- [YOUR TASK]:
Only the lines from the one containing "Clone this chart in seaborn and matplotlib." through the one containing "import pandas as pd" belong in the answer; copy them exactly and leave out pictures.

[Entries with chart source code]
----

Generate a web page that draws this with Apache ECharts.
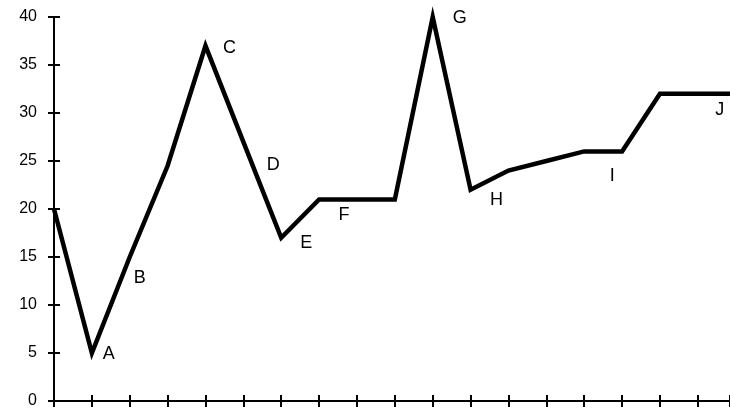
<!DOCTYPE html>
<html>
<head>
<meta charset="utf-8">
<script src="https://cdn.jsdelivr.net/npm/echarts@6/dist/echarts.min.js"></script>
<style>html,body{margin:0;padding:0;background:#fff;}#c{width:730px;height:411px;}</style>
</head>
<body>
<div id="c"></div>
<script>
// Data
var xValues = [0, 1, 2, 3, 4, 5, 6, 7, 8, 9, 10, 11, 12, 13, 14, 15, 16, 17, 18];
var yValues = [20, 5, 15, 24.5, 37, 27, 17, 21, 21, 21, 40, 22, 24, 25, 26, 26, 32, 32, 32];
// point letters: index in series -> letter
var pointNames = ['', 'A', 'B', '', 'C', 'D', 'E', 'F', '', '', 'G', 'H', '', '', 'I', '', '', 'J', ''];
var yTicks = [0, 5, 10, 15, 20, 25, 30, 35, 40];

// label offsets (style only)
var labelOffsets = {
  A: [17, 1], B: [10, 21], C: [24, 2], D: [30, 23], E: [25, 5],
  F: [25, 16], G: [27, 1], H: [26, 10], I: [28, 25], J: [22, 16]
};

var lineData = xValues.map(function (x, i) {
  var nm = pointNames[i];
  var item = { value: [x, yValues[i]] };
  if (nm) {
    item.label = {
      show: true, formatter: nm, position: 'inside',
      offset: labelOffsets[nm]
    };
  }
  return item;
});

var chart = echarts.init(document.getElementById('c'));
var axisCommon = {
  type: 'value',
  axisLine: { show: true, onZero: false, lineStyle: { color: '#000', width: 2 } },
  splitLine: { show: false }
};
var xMax = 17.85; // the picture is cut off just before the 18th tick
chart.setOption({
  animation: false,
  backgroundColor: '#fff',
  grid: { left: 54, right: 0, top: 17, bottom: 10, containLabel: false },
  xAxis: [
    Object.assign({}, axisCommon, {
      min: 0, max: xMax, interval: 1,
      axisTick: { show: true, inside: false, length: 6, lineStyle: { color: '#000', width: 2 } },
      axisLabel: { show: false }
    }),
    Object.assign({}, axisCommon, {
      min: 0, max: xMax, interval: 1, position: 'bottom',
      axisTick: { show: true, inside: true, length: 6, lineStyle: { color: '#000', width: 2 } },
      axisLabel: { show: false }
    })
  ],
  yAxis: [
    Object.assign({}, axisCommon, {
      min: 0, max: 40, interval: 5,
      axisTick: { show: true, inside: false, length: 6, lineStyle: { color: '#000', width: 2 } },
      axisLabel: {
        show: true, color: '#000', fontSize: 16, margin: 17,
        fontFamily: 'Liberation Sans',
        formatter: function (v) { return yTicks.indexOf(v) >= 0 ? String(v) : ''; }
      }
    }),
    Object.assign({}, axisCommon, {
      min: 0, max: 40, interval: 5, position: 'left',
      axisTick: { show: true, inside: true, length: 6, lineStyle: { color: '#000', width: 2 } },
      axisLabel: { show: false }
    })
  ],
  series: [{
    type: 'line',
    data: lineData,
    symbol: 'circle',
    symbolSize: 0.1,
    itemStyle: { color: 'rgba(0,0,0,0)' },
    lineStyle: { color: '#000', width: 4.5, join: 'miter', cap: 'butt' },
    label: { color: '#000', fontSize: 18, fontFamily: 'Liberation Sans' },
    clip: false,
    z: 3
  }]
});
</script>
</body>
</html>
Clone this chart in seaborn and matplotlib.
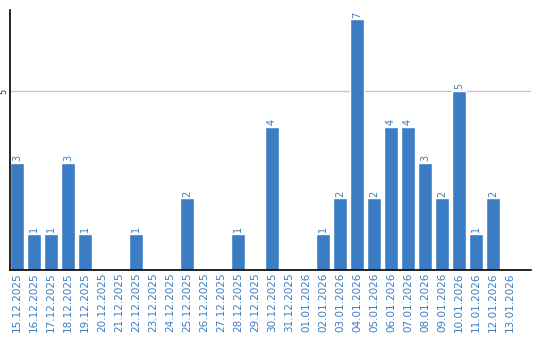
import matplotlib
matplotlib.use("Agg")
import matplotlib.pyplot as plt
import seaborn as sns
import pandas as pd

dates = ["15.12.2025", "16.12.2025", "17.12.2025", "18.12.2025", "19.12.2025",
         "20.12.2025", "21.12.2025", "22.12.2025", "23.12.2025", "24.12.2025",
         "25.12.2025", "26.12.2025", "27.12.2025", "28.12.2025", "29.12.2025",
         "30.12.2025", "31.12.2025", "01.01.2026", "02.01.2026", "03.01.2026",
         "04.01.2026", "05.01.2026", "06.01.2026", "07.01.2026", "08.01.2026",
         "09.01.2026", "10.01.2026", "11.01.2026", "12.01.2026", "13.01.2026"]
counts = [3, 1, 1, 3, 1, 0, 0, 1, 0, 0, 2, 0, 0, 1, 0, 4, 0, 0, 1, 2,
          7, 2, 4, 4, 3, 2, 5, 1, 2, 0]

df = pd.DataFrame({"date": dates, "count": counts})

sns.set_style("white")
plt.rcParams["font.family"] = ["DejaVu Sans"]

bar_color = "#3b7dc4"
fig = plt.figure(figsize=(5.4, 3.4), dpi=100)
ax = fig.add_axes([10 / 540, 70 / 340, 521 / 540, 260 / 340])

sns.barplot(data=df, x="date", y="count", color=bar_color, saturation=1,
            width=0.82, ax=ax, zorder=3)

for i, v in enumerate(counts):
    if v > 0:
        ax.text(i, v + 0.05, str(v), rotation=90, ha="center", va="bottom",
                color=bar_color, fontsize=7)

ax.set_xlim(-0.41, -0.41 + 521 / 17)
ax.set_ylim(0, 7.26)
ax.set_yticks([5])
ax.set_yticklabels(["5"], rotation=90, va="center", fontsize=6)
ax.tick_params(axis="y", length=0, pad=1)
ax.axhline(5, color="#c8c8c8", lw=1, zorder=1)
ax.set_xticks(range(len(dates)))
ax.set_xticklabels(dates, rotation=90, color=bar_color, fontsize=7.5)
ax.tick_params(axis="x", length=0, pad=2)
ax.set_xlabel("")
ax.set_ylabel("")
for s in ["top", "right"]:
    ax.spines[s].set_visible(False)
for s in ["left", "bottom"]:
    ax.spines[s].set_color("black")
    ax.spines[s].set_linewidth(1.2)
    ax.spines[s].set_zorder(4)

fig.savefig("out.png", dpi=100)
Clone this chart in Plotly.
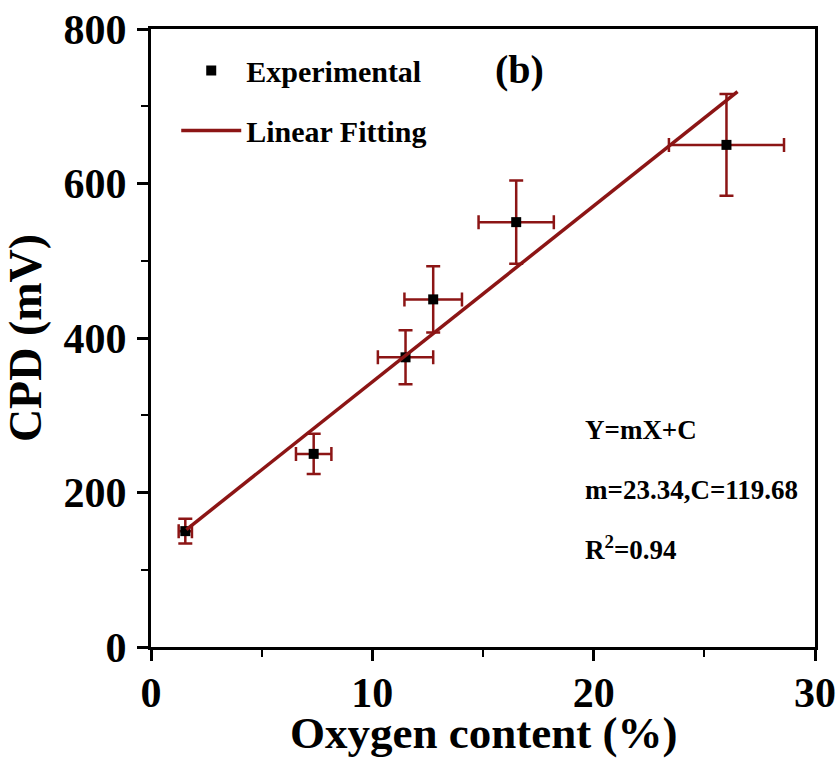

----

- [FINAL ANSWER]:
Clone this chart in seaborn and matplotlib.
import matplotlib
matplotlib.use("Agg")
import matplotlib.pyplot as plt
import seaborn as sns
import pandas as pd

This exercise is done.